A natureza estável da organização golpista
Antes do PGR expor o conteúdo da denúncia remetida ao STF, Moraes enumerou os crimes imputados a Bolsonaro: liderar organização criminosa armada, tentativa de golpe de Estado, abolição violenta do Estado Democrático de Direito, dano qualificado pela violência e grave ameaça contra o patrimônio público e deterioração de patrimônio tombado.
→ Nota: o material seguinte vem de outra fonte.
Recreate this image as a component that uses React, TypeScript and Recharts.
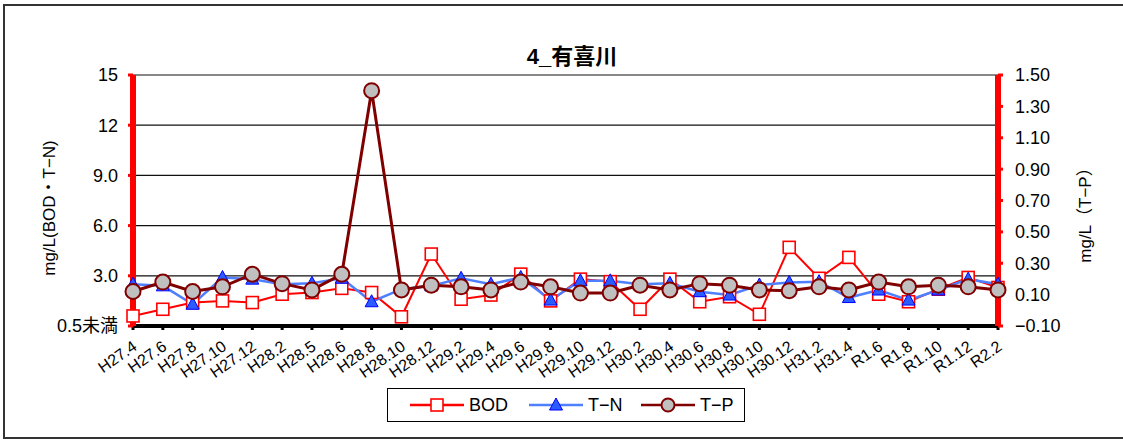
import { LineChart, Line, XAxis, YAxis, CartesianGrid } from 'recharts'

const months = [
  'H27.4', 'H27.6', 'H27.8', 'H27.10', 'H27.12', 'H28.2', 'H28.5', 'H28.6', 'H28.8', 'H28.10',
  'H28.12', 'H29.2', 'H29.4', 'H29.6', 'H29.8', 'H29.10', 'H29.12', 'H30.2', 'H30.4', 'H30.6',
  'H30.8', 'H30.10', 'H30.12', 'H31.2', 'H31.4', 'R1.6', 'R1.8', 'R1.10', 'R1.12', 'R2.2',
]

const bod = [
  0.6, 1.0, 1.4, 1.5, 1.4, 1.9, 2.0, 2.25, 2.0, 0.55,
  4.3, 1.6, 1.85, 3.1, 1.5, 2.8, 2.65, 1.0, 2.8, 1.45,
  1.75, 0.7, 4.7, 2.85, 4.1, 1.9, 1.45, 2.2, 2.9, 2.3,
]

const tn = [
  2.5, 2.4, 1.3, 2.9, 2.8, 2.5, 2.55, 2.85, 1.45, 2.2,
  2.4, 2.85, 2.5, 2.9, 1.55, 2.7, 2.7, 2.5, 2.55, 2.05,
  1.85, 2.45, 2.6, 2.65, 1.7, 2.15, 1.55, 2.15, 2.8, 2.5,
]

const tp = [
  0.12, 0.18, 0.12, 0.15, 0.23, 0.17, 0.13, 0.23, 1.4, 0.13,
  0.16, 0.15, 0.13, 0.18, 0.15, 0.11, 0.11, 0.16, 0.13, 0.17,
  0.16, 0.13, 0.125, 0.15, 0.13, 0.18, 0.15, 0.16, 0.15, 0.13,
]

const leftTicks = [0, 3, 6, 9, 12, 15]
const rightTicks = [-0.1, 0.1, 0.3, 0.5, 0.7, 0.9, 1.1, 1.3, 1.5]

const data = months.map((m, i) => ({ month: m, bod: bod[i], tn: tn[i], tp: tp[i] }))

const FONT = '"Liberation Sans", "Noto Sans CJK JP", sans-serif'

// 左軸ラベル
const fmtLeft = (v: number) => {
  if (v === 0) return '0.5未満'
  if (v >= 10) return String(v)
  return v.toFixed(1)
}

const fmtRight = (v: number) => (v < 0 ? '−' + Math.abs(v).toFixed(2) : v.toFixed(2))

const XTick = (props: any) => {
  const { x, y, payload } = props
  return (
    <g transform={`translate(${x + 5},${y + 17})`}>
      <text x={0} y={0} textAnchor="end" transform="rotate(-35)" fontSize={16} fill="#000" fontFamily={FONT}>
        {payload.value}
      </text>
    </g>
  )
}

const SquareDot = (props: any) => {
  const { cx, cy, index } = props
  return <rect key={'s' + index} x={cx - 6} y={cy - 6} width={12} height={12} fill="#fff" stroke="#ff0000" strokeWidth={1.6} />
}

const TriDot = (props: any) => {
  const { cx, cy, index } = props
  return (
    <polygon
      key={'t' + index}
      points={`${cx},${cy - 7} ${cx - 6.5},${cy + 5} ${cx + 6.5},${cy + 5}`}
      fill="#2b5cff"
      stroke="#0000ff"
      strokeWidth={1}
    />
  )
}

const CircleDot = (props: any) => {
  const { cx, cy, index } = props
  return <circle key={'c' + index} cx={cx} cy={cy} r={7.5} fill="#c0c0c0" stroke="#800000" strokeWidth={2} />
}

function LegendBox() {
  const item = (label: string, color: string, marker: React.ReactNode, w: number) => (
    <div style={{ display: 'flex', alignItems: 'center', width: w }}>
      <svg width={54} height={20}>
        <line x1={0} y1={10} x2={54} y2={10} stroke={color} strokeWidth={2.5} />
        {marker}
      </svg>
      <span style={{ marginLeft: 5, fontSize: 18 }}>{label}</span>
    </div>
  )
  return (
    <div
      style={{
        position: 'absolute',
        left: 387,
        top: 388,
        width: 358,
        height: 34,
        border: '1px solid #000',
        display: 'flex',
        alignItems: 'center',
        paddingLeft: 22,
        boxSizing: 'border-box',
        fontFamily: FONT,
      }}
    >
      {item('BOD', '#ff0000', <rect x={21} y={4} width={12} height={12} fill="#fff" stroke="#ff0000" strokeWidth={1.6} />, 119)}
      {item('T−N', '#4d7fff', <polygon points="27,3 20.5,15 33.5,15" fill="#2b5cff" stroke="#0000ff" />, 112)}
      {item('T−P', '#800000', <circle cx={27} cy={10} r={6.5} fill="#c0c0c0" stroke="#800000" strokeWidth={2} />, 100)}
    </div>
  )
}

export default function App() {
  return (
    <div style={{ position: 'absolute', left: 0, top: 0, width: 1123, height: 440, overflow: 'hidden', background: '#fff' }}>
      <div
        style={{
          position: 'absolute',
          left: 3,
          top: 4,
          width: 1140,
          height: 435,
          border: '2px solid #333',
          boxSizing: 'border-box',
        }}
      />
      <LineChart
        width={1123}
        height={440}
        data={data}
        margin={{ top: 75, right: 0, bottom: 0, left: 0 }}
        style={{ position: 'absolute', left: 0, top: 0, fontFamily: FONT }}
      >
        <CartesianGrid yAxisId="l" vertical={false} stroke="#111" strokeWidth={1.2} horizontalValues={leftTicks} />
        <XAxis
          dataKey="month"
          interval={0}
          height={114}
          tick={<XTick />}
          axisLine={{ stroke: '#000', strokeWidth: 4 }}
          tickLine={{ stroke: '#000', strokeWidth: 3 }}
          tickSize={4}
        />
        <YAxis
          yAxisId="l"
          width={133}
          domain={[0, 15]}
          ticks={leftTicks}
          tickFormatter={fmtLeft}
          tick={{ fontSize: 18, fill: '#000' }}
          axisLine={{ stroke: '#ff0000', strokeWidth: 6 }}
          tickLine={{ stroke: '#ff0000', strokeWidth: 3 }}
          tickSize={5}
          tickMargin={10}
          allowDataOverflow
        />
        <YAxis
          yAxisId="r"
          orientation="right"
          width={125}
          domain={[-0.1, 1.5]}
          ticks={rightTicks}
          tickFormatter={fmtRight}
          tick={{ fontSize: 18, fill: '#000', textAnchor: 'start' }}
          axisLine={{ stroke: '#ff0000', strokeWidth: 6 }}
          tickLine={{ stroke: '#ff0000', strokeWidth: 3 }}
          tickSize={5}
          tickMargin={12}
          allowDataOverflow
        />
        <Line yAxisId="l" dataKey="bod" stroke="#ff0000" strokeWidth={2} dot={<SquareDot />} isAnimationActive={false} />
        <Line yAxisId="l" dataKey="tn" stroke="#4d7fff" strokeWidth={2.5} dot={<TriDot />} isAnimationActive={false} />
        <Line yAxisId="r" dataKey="tp" stroke="#800000" strokeWidth={3} dot={<CircleDot />} isAnimationActive={false} />
      </LineChart>
      <svg width={1123} height={440} style={{ position: 'absolute', left: 0, top: 0, pointerEvents: 'none', fontFamily: FONT }}>
        <text x={572} y={64} textAnchor="middle" fontSize={22} fontWeight="bold" fill="#000">
          4_有喜川
        </text>
        <text x={55} y={208} textAnchor="middle" fontSize={17} fill="#000" transform="rotate(-90 55 208)">
          mg/L(BOD・T−N)
        </text>
        <text x={1091} y={211} textAnchor="middle" fontSize={17} fill="#000" transform="rotate(-90 1091 211)">
          mg/L（T−P）
        </text>
      </svg>
      <LegendBox />
    </div>
  )
}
O ministro mencionou o nome do ex-ajudante de ordens Mauro Cid, que delatou a organização golpista após acordo com a Justiça.
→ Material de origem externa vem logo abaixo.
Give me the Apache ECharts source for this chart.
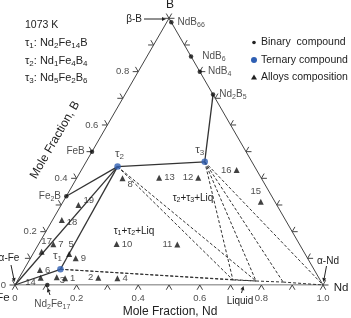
<!DOCTYPE html>
<html><head><meta charset="utf-8">
<script src="https://cdn.jsdelivr.net/npm/echarts@6/dist/echarts.min.js"></script>
<style>html,body{margin:0;padding:0;background:#fff;}#c{width:351px;height:318px;}</style>
</head><body><div id="c"></div>
<script>
// ---- data (mole fractions: Nd, B; Fe = remainder) ----
const binaryNames = ['NdB66','NdB6','NdB4','Nd2B5','FeB','Fe2B','Nd2Fe17'];
const binaryNd    = [0.015, 0.143, 0.200, 0.286, 0.000, 0.000, 0.105];
const binaryB     = [0.985, 0.857, 0.800, 0.714, 0.500, 0.333, 0.000];
const ternaryNames = ['τ1','τ2','τ3'];
const ternaryNd    = [0.118, 0.111, 0.385];
const ternaryB     = [0.059, 0.444, 0.462];
const alloyIds = ['1','2','3','4','5','6','7','8','9','10','11','12','13','14','15','16','17','18','19'];
const alloyNd  = [0.150,0.257,0.121,0.320,0.118,0.053,0.048,0.149,0.147,0.253,0.451,0.394,0.267,0.070,0.642,0.504,0.024,0.030,0.056];
const alloyB   = [0.025,0.027,0.029,0.025,0.116,0.056,0.153,0.400,0.100,0.154,0.152,0.402,0.402,0.027,0.312,0.431,0.125,0.244,0.300];
const liquidNames = ['L1','L2','L3'];
const liquidNd = [0.698, 0.775, 0.865];
const liquidB  = [0.019, 0.015, 0.011];
const tickValues = [0,0.1,0.2,0.3,0.4,0.5,0.6,0.7,0.8,0.9,1.0];
const bottomTickValues = [0,0.2,0.4,0.6,0.8,1.0];
const bottomTickLabels = ['0','0.2','0.4','0.6','0.8','1.0'];
const leftTickValues = [0,0.2,0.4,0.6,0.8];
const leftTickLabels = ['0','0.2','0.4','0.6','0.8'];
const solidTies  = [['Fe','τ1'],['Fe','τ2'],['τ1','τ2'],['Fe2B','τ2'],['τ2','τ3'],['τ3','Nd2B5']];
const dashedTies = [['τ1','L1'],['τ1','L2'],['τ2','L1'],['τ2','L2'],['τ3','L1'],['τ3','L2'],['τ3','L3'],['τ3','Nd'],['L1','L2'],['L2','L3'],['L3','Nd']];

// ---- styling ----
const FONT = '"Liberation Sans", Arial, sans-serif';
const INK = '#222';
const BLUE = '#2f5fb3';
const S3 = Math.sqrt(3) / 2;
function xy(nd, b) { return [nd + b / 2, b * S3]; }
const pts = { Fe: xy(0, 0), Nd: xy(1, 0), B: xy(0, 1) };
binaryNames.forEach((n, i) => pts[n] = xy(binaryNd[i], binaryB[i]));
ternaryNames.forEach((n, i) => pts[n] = xy(ternaryNd[i], ternaryB[i]));
liquidNames.forEach((n, i) => pts[n] = xy(liquidNd[i], liquidB[i]));

function sub(s) { // 'Nd2Fe17' -> rich tokens with subscripts
  return s.replace(/([^0-9]+)|([0-9]+)/g, (m, a, d) => a ? '{n|' + a + '}' : '{s|' + d + '}');
}
const rich = (fs) => ({
  n: { fontSize: fs, fontFamily: FONT, color: INK, lineHeight: fs + 2 },
  s: { fontSize: Math.round(fs * 0.7), fontFamily: FONT, color: INK, lineHeight: Math.round(fs * 0.7) + 1, verticalAlign: 'bottom' }
});

const binaryLabel = {
  NdB66: { position: 'right', distance: 4 },
  NdB6: { position: 'right', distance: 9 },
  NdB4: { position: 'right', distance: 6 },
  Nd2B5: { position: 'right', distance: 4 },
  FeB: { position: 'left', distance: 5 },
  Fe2B: { position: 'left', distance: 3 },
  Nd2Fe17: { position: 'bottom', distance: 11, offset: [5, 0] }
};
const ternaryLabel = {
  'τ1': { position: 'top', distance: 3, offset: [-3, 0] },
  'τ2': { position: 'top', distance: 3, offset: [2, 0] },
  'τ3': { position: 'top', distance: 2, offset: [-5, 0] }
};
const alloyLabel = {
  '1': ['right', [0, 0]], '2': ['left', [0, 0]], '3': ['right', [-2, 3]], '4': ['right', [0, 0]],
  '5': ['top', [2, 0]], '6': ['right', [0, 0]], '7': ['right', [0, 0]], '8': ['right', [0, 6]],
  '9': ['right', [0, 0]], '10': ['right', [0, 0]], '11': ['left', [0, 0]], '12': ['left', [0, 0]],
  '13': ['right', [0, 0]], '14': ['left', [0, 5]], '15': ['top', [-5, 0]], '16': ['left', [0, 0]],
  '17': ['top', [5, 0]], '18': ['right', [0, 2]], '19': ['right', [0, -5]]
};

// ticks: edges 0 bottom (Nd), 1 left (B), 2 right
const tickData = [];
tickValues.forEach(t => {
  tickData.push(xy(t, 0).concat([0]));
  tickData.push(xy(0, t).concat([1]));
  tickData.push(xy(1 - t, t).concat([2]));
});
const normals = [[0, 1], [-0.866, -0.5], [0.866, -0.5]];
function rot(v, a) { const c = Math.cos(a), s = Math.sin(a); return [v[0] * c - v[1] * s, v[0] * s + v[1] * c]; }

const chart = echarts.init(document.getElementById('c'), null, { renderer: 'canvas' });

function arrow(x1, y1, x2, y2) {
  const dx = x2 - x1, dy = y2 - y1, L = Math.hypot(dx, dy), ux = dx / L, uy = dy / L;
  const h = 4, w = 2;
  const bx = x2 - ux * h, by = y2 - uy * h;
  return [
    { type: 'line', shape: { x1, y1, x2: bx, y2: by }, style: { stroke: INK, lineWidth: 1 } },
    { type: 'polygon', shape: { points: [[x2, y2], [bx - uy * w, by + ux * w], [bx + uy * w, by - ux * w]] }, style: { fill: INK } }
  ];
}
function txt(x, y, text, fs, opts) {
  return Object.assign({ type: 'text', x, y, style: { text, rich: rich(fs), fontSize: fs, fontFamily: FONT, fill: INK, align: 'center', verticalAlign: 'middle' } }, opts || {});
}
function txtL(x, y, text, fs) {
  const t = txt(x, y, text, fs); t.style.align = 'left'; return t;
}

const graphics = [
  txtL(25, 25, '1073 K', 10.5),
  txtL(25, 43, '{n|τ}{s|1}{n|: Nd}{s|2}{n|Fe}{s|14}{n|B}', 11),
  txtL(25, 61, '{n|τ}{s|2}{n|: Nd}{s|1}{n|Fe}{s|4}{n|B}{s|4}', 11),
  txtL(25, 78, '{n|τ}{s|3}{n|: Nd}{s|5}{n|Fe}{s|2}{n|B}{s|6}', 11),
  { type: 'circle', shape: { cx: 254, cy: 42.5, r: 1.8 }, style: { fill: INK } },
  { type: 'circle', shape: { cx: 254, cy: 60, r: 3 }, style: { fill: BLUE } },
  { type: 'polygon', shape: { points: [[254, 74.5], [251, 79.5], [257, 79.5]] }, style: { fill: INK } },
  txtL(261, 42, 'Binary  compound', 10.5),
  txtL(261, 60, 'Ternary compound', 10.5),
  txtL(261, 77, 'Alloys composition', 10.5),
  txt(170, 312, 'Mole Fraction, Nd', 12),
  txt(55, 140, 'Mole Fraction, B', 12, { rotation: Math.PI / 3 }),
  txt(170, 5, 'B', 12),
  txt(341, 288, 'Nd', 11.5),
  txt(3, 298, 'Fe', 11.5),
  txt(142, 19, 'β-B', 10, { style: { text: 'β-B', fontSize: 10, fontFamily: FONT, fill: INK, align: 'right', verticalAlign: 'middle' } }),
  txt(9, 258, 'α-Fe', 10),
  txt(328, 261, 'α-Nd', 10),
  txt(240, 301, 'Liquid', 10),
  txt(134, 231, '{n|τ}{s|1}{n|+τ}{s|2}{n|+Liq}', 10),
  txt(193, 198, '{n|τ}{s|2}{n|+τ}{s|3}{n|+Liq}', 10)
].concat(arrow(144, 19, 166, 19), arrow(11, 265, 14.5, 282), arrow(326.5, 266, 323.5, 282), arrow(241.5, 293, 243.5, 286), arrow(50, 295, 47.5, 288));

chart.setOption({
  animation: false,
  backgroundColor: '#fff',
  grid: { left: 15, right: 28, top: 18.3, bottom: 33, containLabel: false },
  xAxis: { type: 'value', min: 0, max: 1, show: false },
  yAxis: { type: 'value', min: 0, max: S3, show: false },
  graphic: graphics,
  series: [
    { type: 'line', data: [pts.Fe, pts.Nd, pts.B, pts.Fe], symbol: 'none', silent: true, lineStyle: { color: '#444', width: 1 }, z: 2 },
    { type: 'lines', coordinateSystem: 'cartesian2d', silent: true, z: 3,
      lineStyle: { color: '#333', width: 1.3, opacity: 1 },
      data: solidTies.map(([a, b]) => ({ coords: [pts[a], pts[b]] })) },
    { type: 'lines', coordinateSystem: 'cartesian2d', silent: true, z: 3,
      lineStyle: { color: '#333', width: 1, type: [3, 2], opacity: 1 },
      data: dashedTies.map(([a, b]) => ({ coords: [pts[a], pts[b]] })) },
    { type: 'custom', silent: true, z: 4, data: tickData, encode: { x: 0, y: 1 },
      renderItem: (params, api) => {
        const p = api.coord([api.value(0), api.value(1)]);
        const n = normals[api.value(2)], L = 5.5;
        const a = rot(n, Math.PI / 6), b = rot(n, -Math.PI / 6);
        return { type: 'polyline', shape: { points: [[p[0] + a[0] * L, p[1] + a[1] * L], p, [p[0] + b[0] * L, p[1] + b[1] * L]] },
          style: { stroke: '#444', fill: null, lineWidth: 1 } };
      } },
    { type: 'scatter', silent: true, symbolSize: 0, z: 5,
      data: bottomTickValues.map((t, i) => ({ value: xy(t, 0), name: bottomTickLabels[i] })),
      label: { show: true, position: 'bottom', distance: 8, formatter: '{b}', fontSize: 9.5, fontFamily: FONT, color: INK } },
    { type: 'scatter', silent: true, symbolSize: 0, z: 5,
      data: leftTickValues.map((t, i) => ({ value: xy(0, t), name: leftTickLabels[i] })),
      label: { show: true, position: 'left', distance: 9, formatter: '{b}', fontSize: 9.5, fontFamily: FONT, color: INK } },
    { type: 'scatter', silent: true, symbol: 'circle', symbolSize: 4.5, z: 6, itemStyle: { color: '#111' },
      data: binaryNames.map((n, i) => ({ value: pts[n], name: n, label: binaryLabel[n] })),
      label: { show: true, formatter: p => sub(p.name), rich: rich(10) } },
    { type: 'scatter', silent: true, symbol: 'circle', symbolSize: 6.5, z: 7, itemStyle: { color: BLUE },
      data: ternaryNames.map((n, i) => ({ value: pts[n], name: n, label: ternaryLabel[n] })),
      label: { show: true, formatter: p => sub(p.name), rich: rich(11.5) } },
    { type: 'scatter', silent: true, symbol: 'triangle', symbolSize: 6, z: 7, itemStyle: { color: '#111' },
      data: alloyIds.map((id, i) => ({ value: xy(alloyNd[i], alloyB[i]), name: id,
        label: { position: alloyLabel[id][0], offset: alloyLabel[id][1], distance: 2 } })),
      label: { show: true, formatter: '{b}', fontSize: 9.5, fontFamily: FONT, color: INK } }
  ]
});
</script></body></html>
“A natureza estável da organização criminosa é evidente em sua ação progressiva e coordenada, que se iniciou em julho de 2021 e se estendeu até janeiro de 2023. As práticas da organização caracterizaram-se por uma série de atos dolosos”, sustentou Moraes.
“A ação coordenada foi a estratégia adotada pelo grupo para perpetrar crimes contra as instituições democráticas, os quais não seriam viáveis por meio de um único ato violento. A complexidade da ruptura institucional demandou um iter criminis mais distendido, em que se incorporavam narrativas contrárias às instituições democráticas, a promoção de instabilidade social e a instigação e cometimento de violência contra os poderes em vigor”, completou.
O ministro ainda apontou a gravidade do plano “Punhal Verde Amarelo”, que só não foi levado a cabo completamente por conta da falta de apoio do Alto Comando das FAs. Segundo Moraes, “o ímpeto de violência da população contra o Poder Judiciário foi exacerbado pela manipulação de notícias eleitorais baseada em dados falsos”.
“Ações de monitoramento contra autoridades públicas colocaram em risco iminente o pleno exercício dos poderes constitucionais. Os alvos escolhidos pela organização criminosa somente não foram violentamente neutralizados devido à falta de apoio do Alto Comando do Exército ao decreto golpista, que previa expressamente medidas de interferência nos poderes constitucionais”, concluiu o ministro do STF.